[START]
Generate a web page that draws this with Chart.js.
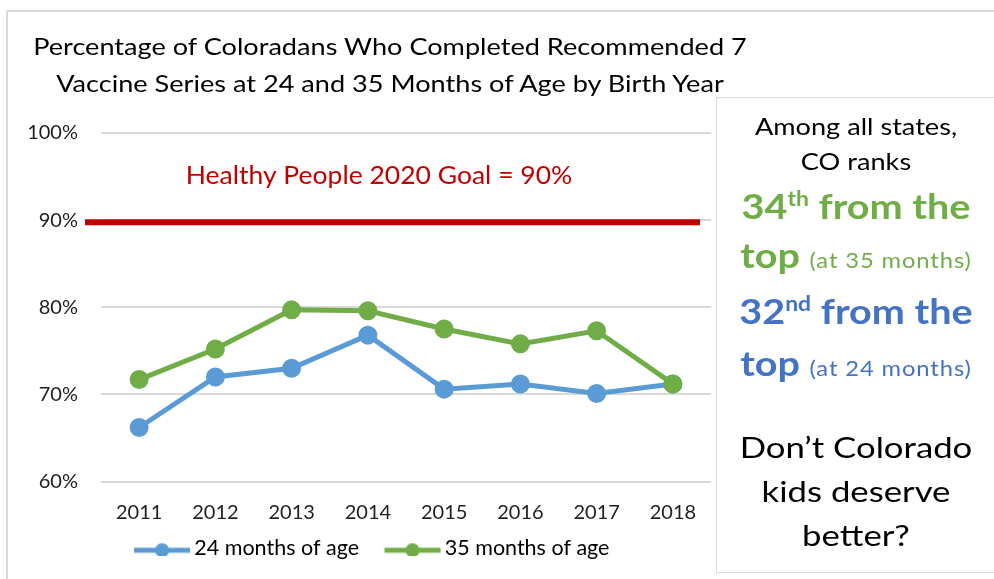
<!DOCTYPE html>
<html>
<head>
<meta charset="utf-8">
<script src="https://cdn.jsdelivr.net/npm/chart.js@4/dist/chart.umd.min.js"></script>
<style>
  body { margin: 0; background: #fff; font-family: Lato, sans-serif; }
  #wrap { position: relative; width: 994px; height: 579px; overflow: hidden; background: #fff; }
  #frame { position: absolute; left: 6px; top: 10px; width: 1000px; height: 600px;
           border-top: 2px solid #d9d9d9; border-left: 2px solid #d9d9d9; }
  #chart { position: absolute; left: 0; top: 0; }
  #title { position: absolute; left: 0; top: 28px; width: 780px; text-align: center;
           font-size: 24px; line-height: 36.7px; color: #000; transform: scaleX(1.13); }
  #side { position: absolute; left: 716px; top: 97px; width: 290px; height: 476px;
          background: #fff; border: 1px solid #d9d9d9; box-sizing: border-box; }
  #side div { position: absolute; left: 0; width: 278px; height: 40px; line-height: 40px;
              text-align: center; white-space: nowrap; }
  #side sup { font-size: 0.58em; line-height: 0; vertical-align: 0.62em; }
  .blk { font-size: 23px; color: #000; transform: scaleX(1.18); }
  .big { font-size: 28px; color: #000; transform: scaleX(1.24); }
  .g { color: #70ad47; font-weight: bold; font-size: 35px; transform: scaleX(1.13); }
  .b { color: #4472c4; font-weight: bold; font-size: 35px; transform: scaleX(1.13); }
  .sm { font-weight: normal; font-size: 21px; letter-spacing: 0.8px; }
</style>
</head>
<body>
<div id="wrap">
  <div id="frame"></div>
  <canvas id="chart" width="994" height="579"></canvas>
  <div id="title">Percentage of Coloradans Who Completed Recommended 7<br>Vaccine Series at 24 and 35 Months of Age by Birth Year</div>
  <div id="side">
    <div class="blk" style="top:8px">Among all states,</div>
    <div class="blk" style="top:43px">CO ranks</div>
    <div class="g" style="top:87px">34<sup>th</sup> from the</div>
    <div class="g" style="top:136px">top <span class="sm">(at 35 months)</span></div>
    <div class="b" style="top:192px">32<sup>nd</sup> from the</div>
    <div class="b" style="top:244px">top <span class="sm">(at 24 months)</span></div>
    <div class="big" style="top:329px">Don’t Colorado</div>
    <div class="big" style="top:373px">kids deserve</div>
    <div class="big" style="top:417px">better?</div>
  </div>
</div>
<script>
const years = ['2011', '2012', '2013', '2014', '2015', '2016', '2017', '2018']
const months24 = [66.2, 72.0, 73.0, 76.8, 70.6, 71.2, 70.1, 71.2]
const months35 = [71.7, 75.2, 79.7, 79.6, 77.5, 75.8, 77.3, 71.2]
const goal = 90
const goalLabel = 'Healthy People 2020 Goal = 90%'

const blue = '#5b9bd5'
const green = '#70ad47'
const red = '#c00000'
const tickColor = '#1e1e1e'

// line + dot sample for the legend; the empty left part of the box acts as the gap between items
function legendMark(color) {
    let c = document.createElement('canvas')
    c.width = 82
    c.height = 16
    let ctx = c.getContext('2d')
    ctx.strokeStyle = color
    ctx.lineWidth = 5
    ctx.beginPath()
    ctx.moveTo(25, 10)
    ctx.lineTo(81, 10)
    ctx.stroke()
    ctx.fillStyle = color
    ctx.beginPath()
    ctx.arc(53, 10, 7, 0, Math.PI * 2)
    ctx.fill()
    return c
}

const goalLine = {
    id: 'goalLine',
    afterDatasetsDraw(chart) {
        const ctx = chart.ctx
        const area = chart.chartArea
        const y = chart.scales.y.getPixelForValue(goal) + 2
        ctx.save()
        ctx.strokeStyle = red
        ctx.lineWidth = 6
        ctx.beginPath()
        ctx.moveTo(area.left - 16, y)
        ctx.lineTo(area.right - 11, y)
        ctx.stroke()
        ctx.fillStyle = red
        ctx.font = '25px Lato'
        ctx.textAlign = 'center'
        ctx.textBaseline = 'alphabetic'
        ctx.translate(379, y - 38)
        ctx.scale(1.06, 1)
        ctx.fillText(goalLabel, 0, 0)
        ctx.restore()
    }
}

const data = {
    labels: years,
    datasets: [{
        label: '24 months of age',
        data: months24,
        borderColor: blue,
        backgroundColor: blue,
        borderWidth: 5,
        pointRadius: 7,
        pointHoverRadius: 7,
        order: 1
    }, {
        label: '35 months of age',
        data: months35,
        borderColor: green,
        backgroundColor: green,
        borderWidth: 5,
        pointRadius: 7,
        pointHoverRadius: 7,
        order: 0
    }]
}

const marks = [legendMark(blue), legendMark(green)]

const config = {
    type: 'line',
    data: data,
    plugins: [goalLine],
    options: {
        responsive: false,
        animation: false,
        layout: { padding: { left: 15, right: 283, top: 133, bottom: 10 } },
        plugins: {
            tooltip: { enabled: false },
            legend: {
                position: 'bottom',
                labels: {
                    usePointStyle: true,
                    pointStyleWidth: 67,
                    padding: 8,
                    color: tickColor,
                    font: { family: 'Lato', size: 21.5 },
                    generateLabels(chart) {
                        return chart.data.datasets.map((ds, i) => ({
                            text: ds.label,
                            pointStyle: marks[i],
                            fillStyle: ds.borderColor,
                            strokeStyle: ds.borderColor,
                            lineWidth: 0,
                            datasetIndex: i,
                            hidden: false
                        }))
                    }
                }
            }
        },
        scales: {
            x: {
                offset: true,
                grid: { display: false, drawTicks: false },
                border: { display: false },
                ticks: { padding: 19, maxRotation: 0, color: tickColor, font: { family: 'Lato', size: 20 } },
                afterFit(scale) {
                    scale.paddingLeft = 0
                    scale.paddingRight = 0
                    scale.height = 48
                }
            },
            y: {
                min: 60,
                max: 100,
                grid: { color: '#d9d9d9', lineWidth: 2, drawTicks: false },
                border: { display: false },
                ticks: {
                    stepSize: 10,
                    padding: 23,
                    color: tickColor,
                    font: { family: 'Lato', size: 20 },
                    callback: v => v + '%'
                },
                afterFit(scale) {
                    scale.width = 86
                }
            }
        }
    }
}

let ctx = document.getElementById('chart').getContext('2d')
new Chart(ctx, config)
</script>
</body>
</html>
[END]
What to work on:
Reproduce the material above in full, exactly, with no images.

The completed task:
Generate a web page that draws this with Chart.js.
<!DOCTYPE html>
<html>
<head>
<meta charset="utf-8">
<script src="https://cdn.jsdelivr.net/npm/chart.js@4/dist/chart.umd.min.js"></script>
<style>
  body { margin: 0; background: #fff; font-family: Lato, sans-serif; }
  #wrap { position: relative; width: 994px; height: 579px; overflow: hidden; background: #fff; }
  #frame { position: absolute; left: 6px; top: 10px; width: 1000px; height: 600px;
           border-top: 2px solid #d9d9d9; border-left: 2px solid #d9d9d9; }
  #chart { position: absolute; left: 0; top: 0; }
  #title { position: absolute; left: 0; top: 28px; width: 780px; text-align: center;
           font-size: 24px; line-height: 36.7px; color: #000; transform: scaleX(1.13); }
  #side { position: absolute; left: 716px; top: 97px; width: 290px; height: 476px;
          background: #fff; border: 1px solid #d9d9d9; box-sizing: border-box; }
  #side div { position: absolute; left: 0; width: 278px; height: 40px; line-height: 40px;
              text-align: center; white-space: nowrap; }
  #side sup { font-size: 0.58em; line-height: 0; vertical-align: 0.62em; }
  .blk { font-size: 23px; color: #000; transform: scaleX(1.18); }
  .big { font-size: 28px; color: #000; transform: scaleX(1.24); }
  .g { color: #70ad47; font-weight: bold; font-size: 35px; transform: scaleX(1.13); }
  .b { color: #4472c4; font-weight: bold; font-size: 35px; transform: scaleX(1.13); }
  .sm { font-weight: normal; font-size: 21px; letter-spacing: 0.8px; }
</style>
</head>
<body>
<div id="wrap">
  <div id="frame"></div>
  <canvas id="chart" width="994" height="579"></canvas>
  <div id="title">Percentage of Coloradans Who Completed Recommended 7<br>Vaccine Series at 24 and 35 Months of Age by Birth Year</div>
  <div id="side">
    <div class="blk" style="top:8px">Among all states,</div>
    <div class="blk" style="top:43px">CO ranks</div>
    <div class="g" style="top:87px">34<sup>th</sup> from the</div>
    <div class="g" style="top:136px">top <span class="sm">(at 35 months)</span></div>
    <div class="b" style="top:192px">32<sup>nd</sup> from the</div>
    <div class="b" style="top:244px">top <span class="sm">(at 24 months)</span></div>
    <div class="big" style="top:329px">Don’t Colorado</div>
    <div class="big" style="top:373px">kids deserve</div>
    <div class="big" style="top:417px">better?</div>
  </div>
</div>
<script>
const years = ['2011', '2012', '2013', '2014', '2015', '2016', '2017', '2018']
const months24 = [66.2, 72.0, 73.0, 76.8, 70.6, 71.2, 70.1, 71.2]
const months35 = [71.7, 75.2, 79.7, 79.6, 77.5, 75.8, 77.3, 71.2]
const goal = 90
const goalLabel = 'Healthy People 2020 Goal = 90%'

const blue = '#5b9bd5'
const green = '#70ad47'
const red = '#c00000'
const tickColor = '#1e1e1e'

// line + dot sample for the legend; the empty left part of the box acts as the gap between items
function legendMark(color) {
    let c = document.createElement('canvas')
    c.width = 82
    c.height = 16
    let ctx = c.getContext('2d')
    ctx.strokeStyle = color
    ctx.lineWidth = 5
    ctx.beginPath()
    ctx.moveTo(25, 10)
    ctx.lineTo(81, 10)
    ctx.stroke()
    ctx.fillStyle = color
    ctx.beginPath()
    ctx.arc(53, 10, 7, 0, Math.PI * 2)
    ctx.fill()
    return c
}

const goalLine = {
    id: 'goalLine',
    afterDatasetsDraw(chart) {
        const ctx = chart.ctx
        const area = chart.chartArea
        const y = chart.scales.y.getPixelForValue(goal) + 2
        ctx.save()
        ctx.strokeStyle = red
        ctx.lineWidth = 6
        ctx.beginPath()
        ctx.moveTo(area.left - 16, y)
        ctx.lineTo(area.right - 11, y)
        ctx.stroke()
        ctx.fillStyle = red
        ctx.font = '25px Lato'
        ctx.textAlign = 'center'
        ctx.textBaseline = 'alphabetic'
        ctx.translate(379, y - 38)
        ctx.scale(1.06, 1)
        ctx.fillText(goalLabel, 0, 0)
        ctx.restore()
    }
}

const data = {
    labels: years,
    datasets: [{
        label: '24 months of age',
        data: months24,
        borderColor: blue,
        backgroundColor: blue,
        borderWidth: 5,
        pointRadius: 7,
        pointHoverRadius: 7,
        order: 1
    }, {
        label: '35 months of age',
        data: months35,
        borderColor: green,
        backgroundColor: green,
        borderWidth: 5,
        pointRadius: 7,
        pointHoverRadius: 7,
        order: 0
    }]
}

const marks = [legendMark(blue), legendMark(green)]

const config = {
    type: 'line',
    data: data,
    plugins: [goalLine],
    options: {
        responsive: false,
        animation: false,
        layout: { padding: { left: 15, right: 283, top: 133, bottom: 10 } },
        plugins: {
            tooltip: { enabled: false },
            legend: {
                position: 'bottom',
                labels: {
                    usePointStyle: true,
                    pointStyleWidth: 67,
                    padding: 8,
                    color: tickColor,
                    font: { family: 'Lato', size: 21.5 },
                    generateLabels(chart) {
                        return chart.data.datasets.map((ds, i) => ({
                            text: ds.label,
                            pointStyle: marks[i],
                            fillStyle: ds.borderColor,
                            strokeStyle: ds.borderColor,
                            lineWidth: 0,
                            datasetIndex: i,
                            hidden: false
                        }))
                    }
                }
            }
        },
        scales: {
            x: {
                offset: true,
                grid: { display: false, drawTicks: false },
                border: { display: false },
                ticks: { padding: 19, maxRotation: 0, color: tickColor, font: { family: 'Lato', size: 20 } },
                afterFit(scale) {
                    scale.paddingLeft = 0
                    scale.paddingRight = 0
                    scale.height = 48
                }
            },
            y: {
                min: 60,
                max: 100,
                grid: { color: '#d9d9d9', lineWidth: 2, drawTicks: false },
                border: { display: false },
                ticks: {
                    stepSize: 10,
                    padding: 23,
                    color: tickColor,
                    font: { family: 'Lato', size: 20 },
                    callback: v => v + '%'
                },
                afterFit(scale) {
                    scale.width = 86
                }
            }
        }
    }
}

let ctx = document.getElementById('chart').getContext('2d')
new Chart(ctx, config)
</script>
</body>
</html>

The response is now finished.